I don't want to assume anything with the process. I have a checklist from MoreWine that suggests you check for sugar, make that correction and then test the ph and acidity. Is that correct?

Dave
 
Taking a hydrometer reading is free and basically takes no time.
Checking the pH tells you how happy the yeast and spoilage bacteria will be. Yeast want over 2.8 and spoilage organisms mostly drop out by 3.2 and food poisoning organisms drop out below pH 4.0. ,,,
TA reflects how acidic the wine tastes and really doesn’t matter till you are ready to drink it,,, sugar and alcohol contribute sweet flavors which need to be balanced against % acid and mg of tannin.
 
Taking a hydrometer reading is free and basically takes no time.
Checking the pH tells you how happy the yeast and spoilage bacteria will be. Yeast want over 2.8 and spoilage organisms mostly drop out by 3.2 and food poisoning organisms drop out below pH 4.0. ,,,
TA reflects how acidic the wine tastes and really doesn’t matter till you are ready to drink it,,, sugar and alcohol contribute sweet flavors which need to be balanced against % acid and mg of tannin.

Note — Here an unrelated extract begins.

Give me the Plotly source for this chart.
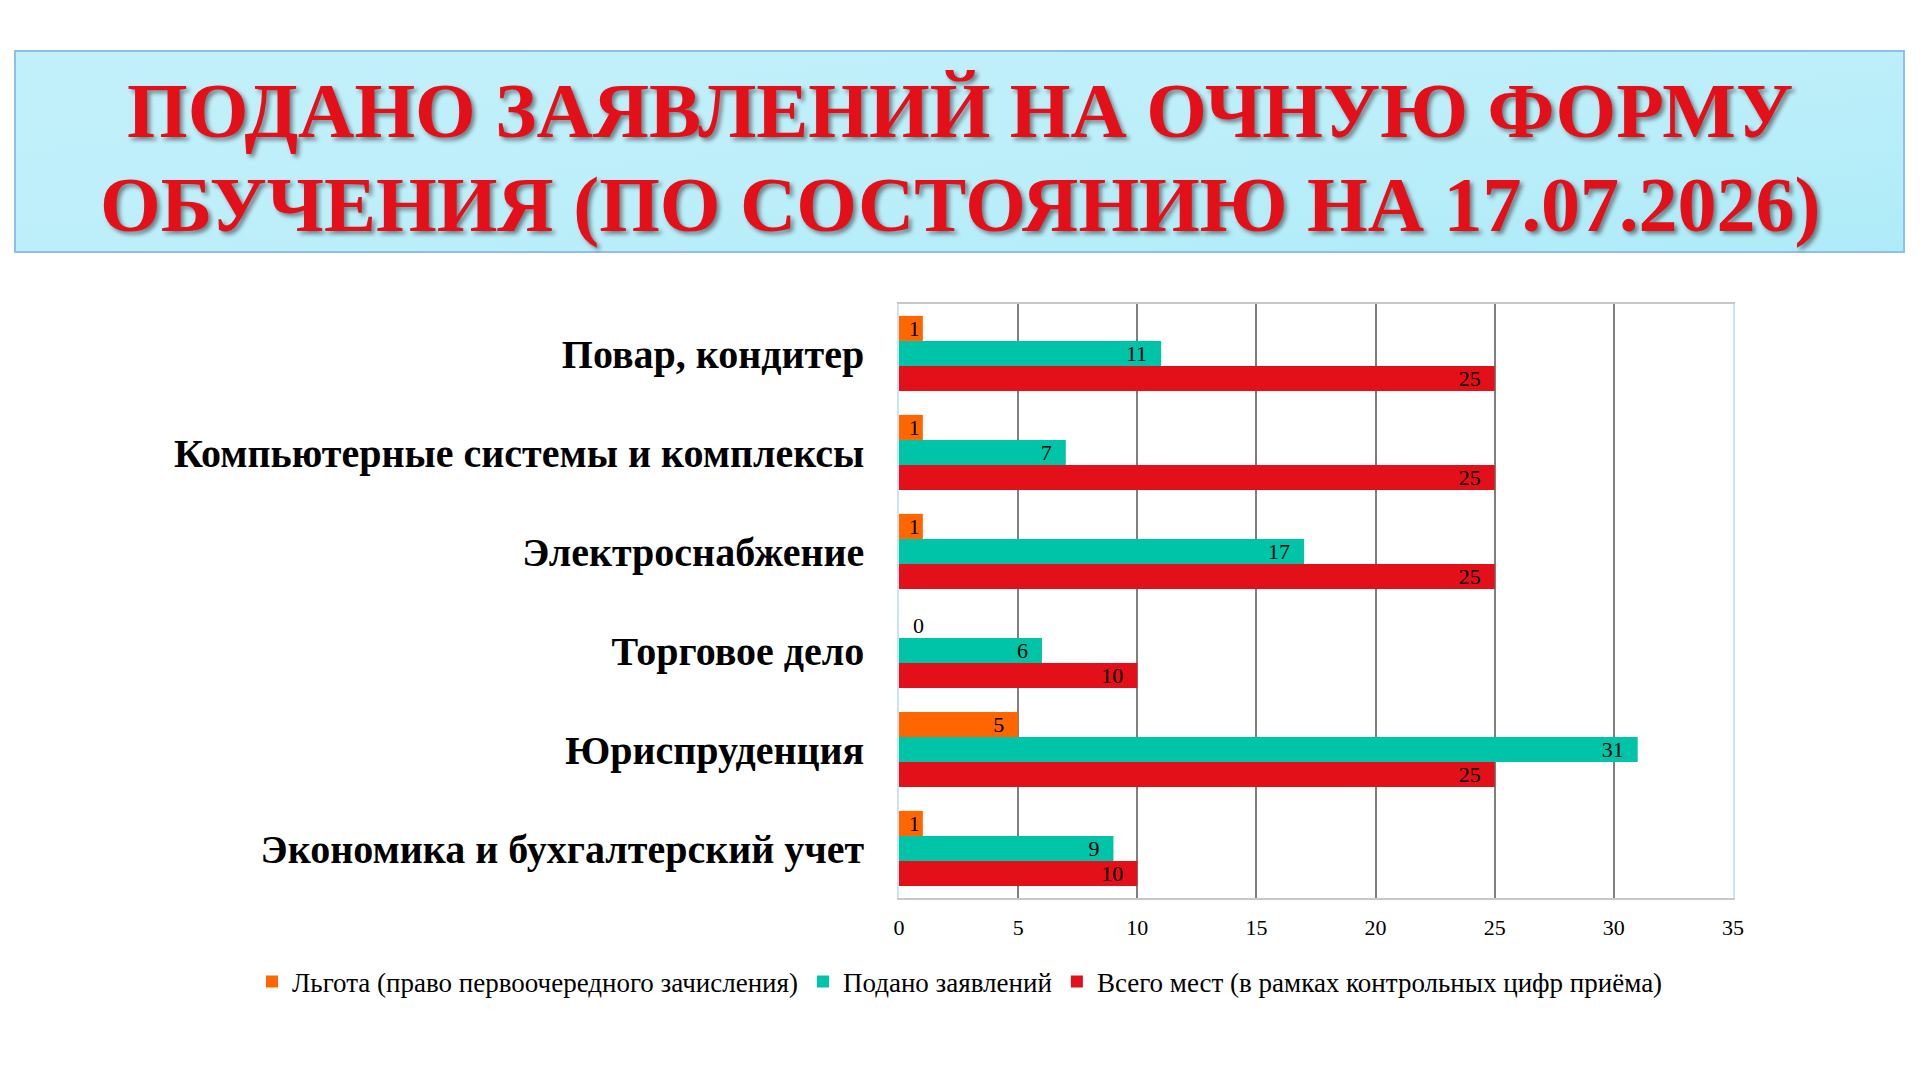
import plotly.graph_objects as go

categories = [
    "Повар, кондитер",
    "Компьютерные системы и комплексы",
    "Электроснабжение",
    "Торговое дело",
    "Юриспруденция",
    "Экономика и бухгалтерский учет",
]
lgota = [1, 1, 1, 0, 5, 1]
podano = [11, 7, 17, 6, 31, 9]
vsego = [25, 25, 25, 10, 25, 10]

series_names = [
    "Льгота (право первоочередного зачисления)",
    "Подано заявлений",
    "Всего мест (в рамках контрольных цифр приёма)",
]
series_colors = ["#ff6600", "#00c4a7", "#e3101a"]
x_ticks = [0, 5, 10, 15, 20, 25, 30, 35]

title_line1 = "ПОДАНО ЗАЯВЛЕНИЙ НА ОЧНУЮ ФОРМУ"
title_line2 = "ОБУЧЕНИЯ (ПО СОСТОЯНИЮ НА 17.07.2026)"

SERIF = "Liberation Serif, Times New Roman, serif"
NB = "\u00a0"


def label(v):
    if v == 0:
        return NB + NB + str(v)
    if v >= 3:
        return str(v) + NB + NB
    return str(v)


fig = go.Figure()
for name, vals, col in zip(series_names, [lgota, podano, vsego], series_colors):
    fig.add_trace(go.Bar(
        y=categories, x=vals, orientation="h", name=name,
        marker=dict(color=col, line=dict(width=0)),
        text=[label(v) for v in vals],
        textposition=["inside" if v > 0 else "outside" for v in vals],
        insidetextanchor="end",
        textangle=0,
        constraintext="none",
        textfont=dict(family=SERIF, size=22, color="#000000"),
        outsidetextfont=dict(family=SERIF, size=22, color="#000000"),
        cliponaxis=False,
    ))

W, H = 1920, 1080
bx0, bx1, by0, by1 = 15, 1904, 51, 252

svg = (
    "<svg xmlns='http://www.w3.org/2000/svg' width='100' height='100' preserveAspectRatio='none'>"
    "<defs><linearGradient id='g' x1='0' y1='0' x2='1' y2='1'>"
    "<stop offset='0' stop-color='%23c2f0fa'/>"
    "<stop offset='0.5' stop-color='%23bdeffa'/>"
    "<stop offset='1' stop-color='%23aeebf8'/>"
    "</linearGradient></defs>"
    "<rect width='100' height='100' fill='url(%23g)'/></svg>"
)
img_src = "data:image/svg+xml;utf8," + svg

fig.update_layout(
    width=W, height=H,
    margin=dict(l=0, r=0, t=0, b=0),
    paper_bgcolor="white", plot_bgcolor="white",
    barmode="group", bargap=0.24, bargroupgap=0,
    font=dict(family=SERIF, color="#000000"),
    showlegend=True,
    legend=dict(
        orientation="h", x=0.5, xanchor="center", y=(H - 982) / H, yanchor="middle",
        font=dict(family=SERIF, size=27, color="#000000"),
        itemwidth=30, tracegroupgap=0,
    ),
    xaxis=dict(
        domain=[899 / W, 1733 / W], range=[0, 35],
        tickvals=x_ticks, ticktext=[str(t) for t in x_ticks],
        showgrid=True, gridcolor="#7f7f7f", gridwidth=1.5,
        zeroline=False, automargin=False,
        showline=True, linecolor="#c8c8c8", linewidth=1.5, mirror=True,
        ticks="outside", ticklen=9, tickcolor="rgba(0,0,0,0)",
        tickfont=dict(family=SERIF, size=22, color="#000000"),
        fixedrange=True,
    ),
    yaxis=dict(
        domain=[(H - 898) / H, (H - 304) / H],
        categoryorder="array", categoryarray=categories,
        autorange="reversed", automargin=False,
        showgrid=False, zeroline=False,
        showline=True, linecolor="#c8e6ef", linewidth=1.5, mirror=True,
        ticks="outside", ticklen=25, tickcolor="rgba(0,0,0,0)",
        tickfont=dict(family=SERIF, size=40, color="#000000", weight="bold"),
        fixedrange=True,
    ),
    images=[dict(
        source=img_src, xref="paper", yref="paper",
        x=bx0 / W, y=1 - by0 / H, sizex=(bx1 - bx0) / W, sizey=(by1 - by0) / H,
        xanchor="left", yanchor="top", sizing="stretch", layer="below",
    )],
    shapes=[dict(
        type="rect", xref="paper", yref="paper",
        x0=bx0 / W, x1=bx1 / W, y0=1 - by1 / H, y1=1 - by0 / H,
        line=dict(color="#8fbfe8", width=2), fillcolor="rgba(0,0,0,0)", layer="above",
    )],
    annotations=[
        dict(text=title_line1, xref="paper", yref="paper", x=0.5, y=1 - 110 / H,
             xanchor="center", yanchor="middle", showarrow=False,
             font=dict(family=SERIF, size=78, color="#e3101a", weight="bold",
                       shadow="3px 3px 4px rgba(0,0,0,0.45)")),
        dict(text=title_line2, xref="paper", yref="paper", x=0.5, y=1 - 204 / H,
             xanchor="center", yanchor="middle", showarrow=False,
             font=dict(family=SERIF, size=78, color="#e3101a", weight="bold",
                       shadow="3px 3px 4px rgba(0,0,0,0.45)")),
    ],
)

fig.write_html("out.html")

Do you bother to check TA of the must? If not, when do you check the TA? This is my second year with grapes and only first time testing TA and pH, so if it's not worth testing TA I can save some time and effort.
 
This is the first time I have done wine from grapes.I have tested TA in the must. I think if you need to adjust the pH that TA can be important to know before you do it,if pH is ok maybe its not super important. If you have the equipment to measure TA why not do it?
 
Do you bother to check TA of the must? If not, when do you check the TA? This is my second year with grapes and only first time testing TA and pH, so if it's not worth testing TA I can save some time and effort.
Making grape wine is basically like falling out of bed. The fruit has a consistent “normal” year to year. ,,, I grow northern hybrid grape and have seen similar numbers every year. You should test one or two years to see if the vine is worth keeping.

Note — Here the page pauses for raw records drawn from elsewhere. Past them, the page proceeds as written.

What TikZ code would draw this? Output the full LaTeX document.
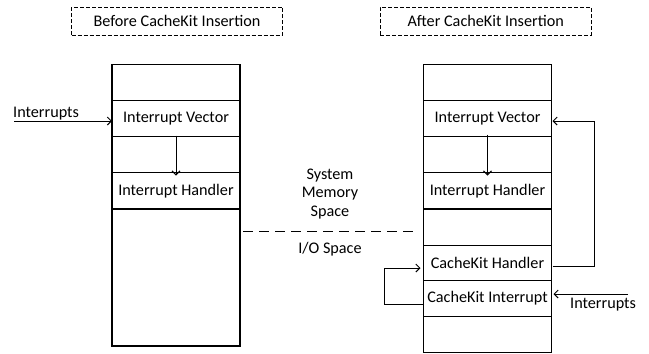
\documentclass[tikz,border=0pt]{standalone}
\usepackage{fontspec}
\setmainfont{Carlito}
\usetikzlibrary{arrows.meta}
\begin{document}
\begin{tikzpicture}[x=1pt,y=-1pt,
  font=\fontsize{16.2}{18.5}\selectfont,
  cell/.style={draw,line width=1.1pt,minimum width=128pt,inner sep=0pt,outer sep=0pt},
  titlebox/.style={draw,line width=1pt,dash pattern=on 4pt off 2pt,minimum width=211pt,minimum height=28pt,inner sep=0pt},
  arr/.style={line width=1pt,-{Straight Barb[length=4pt,width=8pt]}}]
\useasboundingbox (0,0) rectangle (649,354);
% titles
\node[titlebox] (t1) at (177,21) {Before CacheKit Insertion};
\node[titlebox] (t2) at (485.7,21) {After CacheKit Insertion};
% left column
\node[cell,minimum height=36.5pt] (l1) at (176,82.5) {};
\node[cell,minimum height=36pt] (l2) at (176,118.5) {Interrupt Vector};
\node[cell,minimum height=36pt] (l3) at (176,154.5) {};
\node[cell,minimum height=36.5pt] (l4) at (176,190.75) {Interrupt Handler};
\node[cell,minimum height=137pt] (l5) at (176,277.5) {};
% right column
\node[cell,minimum height=36.5pt] (r1) at (487.5,82.5) {};
\node[cell,minimum height=36pt] (r2) at (487.5,118.5) {Interrupt Vector};
\node[cell,minimum height=36pt] (r3) at (487.5,154.5) {};
\node[cell,minimum height=36.5pt] (r4) at (487.5,190.75) {Interrupt Handler};
\node[cell,minimum height=36.5pt] (r5) at (487.5,227.25) {};
\node[cell,minimum height=35pt] (r6) at (487.5,263) {CacheKit Handler};
\node[cell,minimum height=36pt] (r7) at (487.5,298.5) {CacheKit Interrupt};
\node[cell,minimum height=36pt] (r8) at (487.5,334.5) {};
% left arrows
\node[anchor=base west,inner sep=0pt] (li) at (13,117) {Interrupts};
\coordinate (lis) at (14,121);
\draw[arr] (lis) -- (l2.west |- lis);
\draw[arr] ([yshift=1pt]l2.south) -- ([yshift=-3pt]l4.north);
% right arrows
\draw[arr] ([yshift=2pt]r2.south) -- ([yshift=-3pt]r4.north);
\coordinate (fb) at (594,266);
\draw[arr] ([xshift=1pt]r6.east |- fb) -- (fb) -- (594,121) -- ([xshift=1pt]r2.east |- 0,121);
\coordinate (lpA) at (384,304);
\coordinate (lpB) at (384,268);
\draw[arr] ([xshift=-1pt]r7.west |- lpA) -- (lpA) -- (lpB) -- ([xshift=-3pt]r6.west |- lpB);
\coordinate (ris) at (628,294);
\draw[arr] (ris) -- ([xshift=2pt]r7.east |- ris);
\node[anchor=base west,inner sep=0pt] (ri) at (570,308) {Interrupts};
% divider
\coordinate (d1) at (243,231);
\coordinate (d2) at (416,231);
\draw[line width=1pt,dash pattern=on 10pt off 6pt] (d1) -- (d2);
\node[align=center,inner sep=0pt] (sms) at (330,194) {System\\Memory\\Space};
\node[inner sep=0pt] (io) at (330,249) {I/O Space};
\end{tikzpicture}
\end{document}
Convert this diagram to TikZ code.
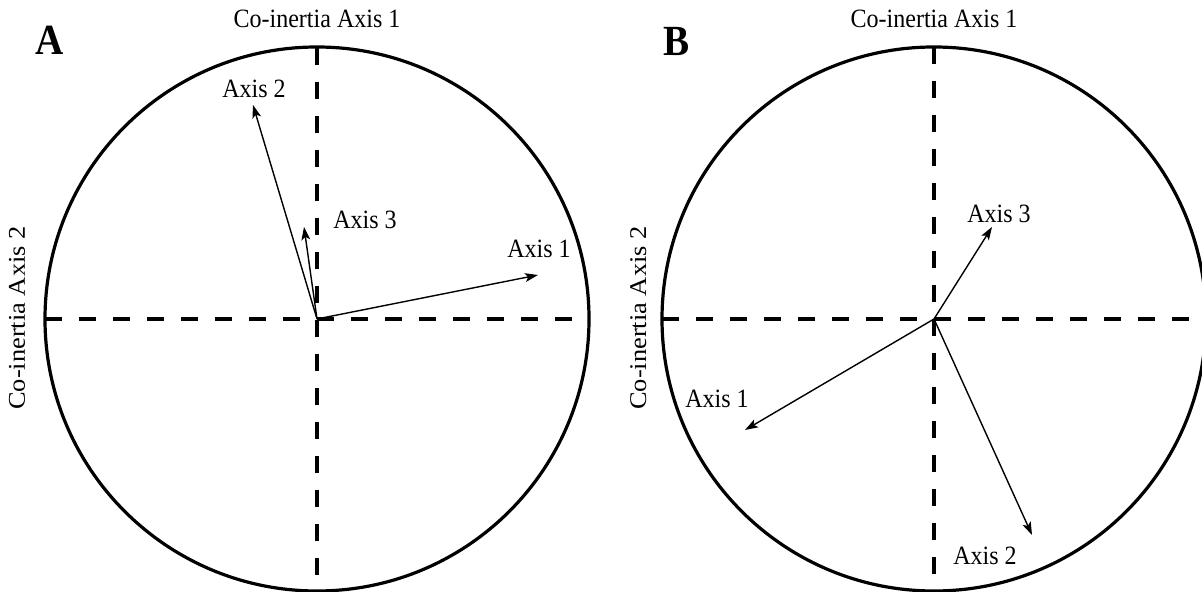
\documentclass[tikz,border=0pt]{standalone}
\usepackage{fontspec}
\setmainfont{Liberation Serif}
\usetikzlibrary{arrows.meta}
\begin{document}
\begin{tikzpicture}[x=0.5pt,y=-0.5pt,
  rim/.style={line width=1.6pt},
  axisline/.style={line width=1.7pt, dash pattern=on 8.5pt off 8.5pt},
  vec/.style={line width=0.7pt, -{Stealth[length=6.5pt,width=4.4pt,inset=1.5pt]}},
  lbl/.style={font=\fontsize{13.2}{15}\selectfont, xscale=0.91, anchor=base, inner sep=0pt},
  panel/.style={font=\fontsize{21.5}{24}\selectfont\bfseries, xscale=0.91, anchor=base, inner sep=0pt}]

\fill[white] (0,0) rectangle (1202,592);
\useasboundingbox (0,0) rectangle (1202,592);

% ---------- Panel A ----------
\coordinate (oA) at (317,319);
\coordinate (Atop) at (317,48);
\coordinate (Abot) at (317,591);
\coordinate (Aleft) at (45,319);
\coordinate (Aright) at (589,319);
\draw[rim] (oA) circle[radius=136pt];
\draw[axisline] (Atop) -- (Abot);
\draw[axisline] (Aleft) -- (Aright);

\coordinate (a1) at (538,275);
\coordinate (a2) at (253,105);
\coordinate (a3) at (304,227);
\draw[vec] (oA) -- (a1);
\draw[vec] (oA) -- (a2);
\draw[vec] (oA) -- (a3);

\node[lbl] (la1) at (539,258) {Axis 1};
\node[lbl] (la2) at (254,98) {Axis 2};
\node[lbl] (la3) at (365,229) {Axis 3};
\node[lbl] (tA1) at (317,28) {Co-inertia Axis 1};
\node[lbl, rotate=90] (tA2) at (25,318) {Co-inertia Axis 2};
\node[panel] (pA) at (50,55) {A};

% ---------- Panel B ----------
\coordinate (oB) at (934,319);
\coordinate (Btop) at (934,47);
\coordinate (Bbot) at (934,591);
\coordinate (Bleft) at (662,319);
\coordinate (Bright) at (1206,319);
\draw[rim] (oB) circle[radius=136pt];
\draw[axisline] (Btop) -- (Bbot);
\draw[axisline] (Bleft) -- (Bright);

\coordinate (b1) at (745,430);
\coordinate (b2) at (1032,535);
\coordinate (b3) at (992,227);
\draw[vec] (oB) -- (b1);
\draw[vec] (oB) -- (b2);
\draw[vec] (oB) -- (b3);

\node[lbl] (lb1) at (717,408) {Axis 1};
\node[lbl] (lb2) at (985,564) {Axis 2};
\node[lbl] (lb3) at (999,223) {Axis 3};
\node[lbl] (tB1) at (934,28) {Co-inertia Axis 1};
\node[lbl, rotate=90] (tB2) at (646,318) {Co-inertia Axis 2};
\node[panel] (pB) at (677,56) {B};
\end{tikzpicture}
\end{document}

I am on the learning curve with apples. This year I have tested a tree called my brothers woods with TA of 0.23% as well as red flesh that came out of Mom’s compost pile with a TA of 2.3%. I am always testing an unknown to see where it fits. With several years on honey gold I tested the blend that came off the crusher. With two years on sprecher road soft tannin I tested it.

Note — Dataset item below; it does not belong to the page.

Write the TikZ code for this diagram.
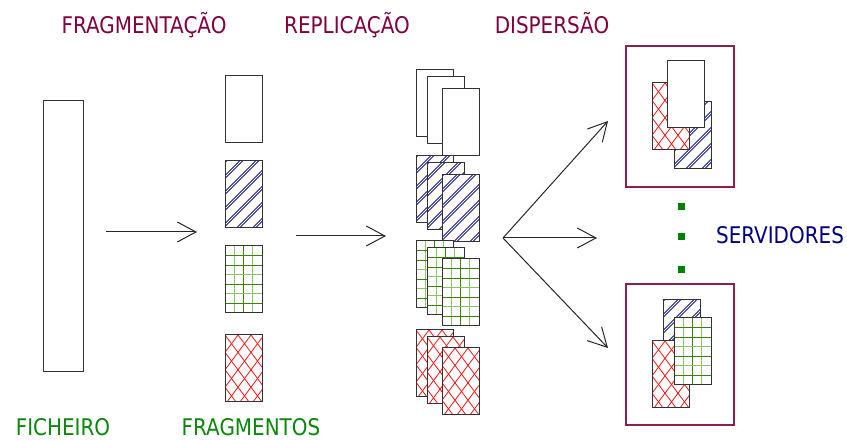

I use Pearson’s square with TA if I am inventing a new blend as juneberry and gooseberry. I want an idea what the answer in before I do it with unknowns.
 
I would argue that your taste buds are better than a pH meter when it comes to "measuring TA.. TA , in fact is a measure of the amount of acid (g/L) in a wine, but that measure as a number, say 6 -7 g/L is because we are looking for a fresh tasting wine rather than something bland or a wine so acidic that it makes your mouth pucker. We cannot in fact taste pH. That is essentially, a measure of the strength of the acids. We can taste the difference between say, malic and citric acid or taste the flavor of acetic acid.
To Winemaker81's point about the difficulty in measuring TA of a red wine, the simplest method is not to use color changing indicators but your pH meter. At a pH of 8.2 you have neutralized the acids with your addition of Sodium Hydroxide. Knowing how much NA OH you have added and doing the calculation gives you the TA by numbers, but again, taste and not numbers is always the key.